Once Jah came in first and started the play-offs, however, I couldn’t resist.  You can bet I’ll cheer them on during the championship series–wholehearted enthusiasm mixed with a really difficult goodbye.

I knew how I was going to feel when I first got to the field and saw all of the team’s new faces.  I immediately remembered the early years when Ruben, Jah’s founder, rebuilt the team damn near from scratch each spring because of the turnover.   We actually recruited folks we met in the park and hoped they knew the game.   Every season worrying about having enough players or too many players, enough women or not enough women.   Going through a ton of team iterations throughout those twenty-five years and enjoying every one of them.

Sitting there, remembering all those years of playing in the cold, dank days of Boston’s April. Coming out early on Sundays before practice to work with people who wanted to improve–myself included.  Staring directly into the sun  during the summer, hoping my glove was in the right position to catch the ball I couldn’t see.  Dealing with the push/pull tension of competitiveness versus just having fun.  Also recalling coming home after play-off games and writing them up and sending the stories to my teammates.   Now that was a pleasure–especially if we won.

Faces from the past kept popping into my mind and Jake and I would talk about them.  How Q. would always manage to piss the other team off with his trash talk.  Hell, some of us would bet on which inning it would be before someone blew up.  How Jonathan used to club the ball farther than anyone we had ever seen, though Rone, who still plays for Jah, is the best athlete the league ever had.

I remember Tom who played shortstop and loved to heave the ball over my head.  (My first base mantra was if you were gonna miss, miss low.  Those I could pick.  But over my head?  Not with about three inches of air under my feet when I was at my best.)

I sat there watching John who created the league and has worked as an umpire every single year from the league’s inception.  Remembering the managers I played for and the lifelong friends I’ve made.

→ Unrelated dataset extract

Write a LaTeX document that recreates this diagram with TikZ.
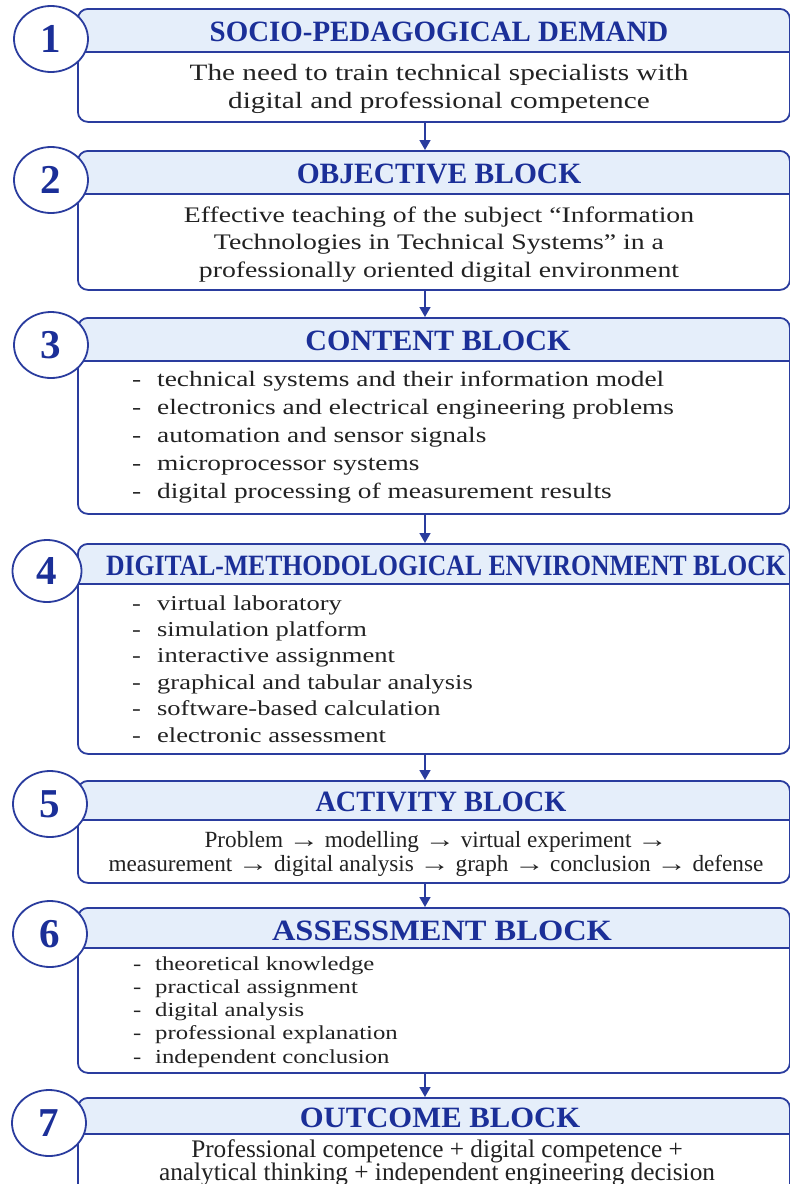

Face after face after face from the league that I’ll carry around with me for the rest of my life.

And of course thinking about being on the field with my older son Matt–then in later years with Jake, my nephew Lee, and niece Julia.  That was probably more satisfying than the set of championships Jah won during my tenure.

So this is gonna be it.  I can’t play anymore (except for that token appearance next season), our manager Sara is a much better manager than I was, and I don’t think coaching third would do it for me.

Truth is, it’s time.  Not merely because of my shoulder either.  I held on too long.  I knew it when I no longer wanted the ball hit to me.  Knew it when I couldn’t cover enough ground to make a routine play.  Knew it when I tried to switch positions and become a left-handed catcher but couldn’t buy a base hit.  But knowing it’s time to go and going ain’t the same.  It took the shoulder blowout to drive it home.

So there we were sitting in our chairs chatting about the past, the great plays we’d seen over the years, and all the people.  It would be nice if a future someone watching a Jah play-off game in a lawn chair had my face pop into mind.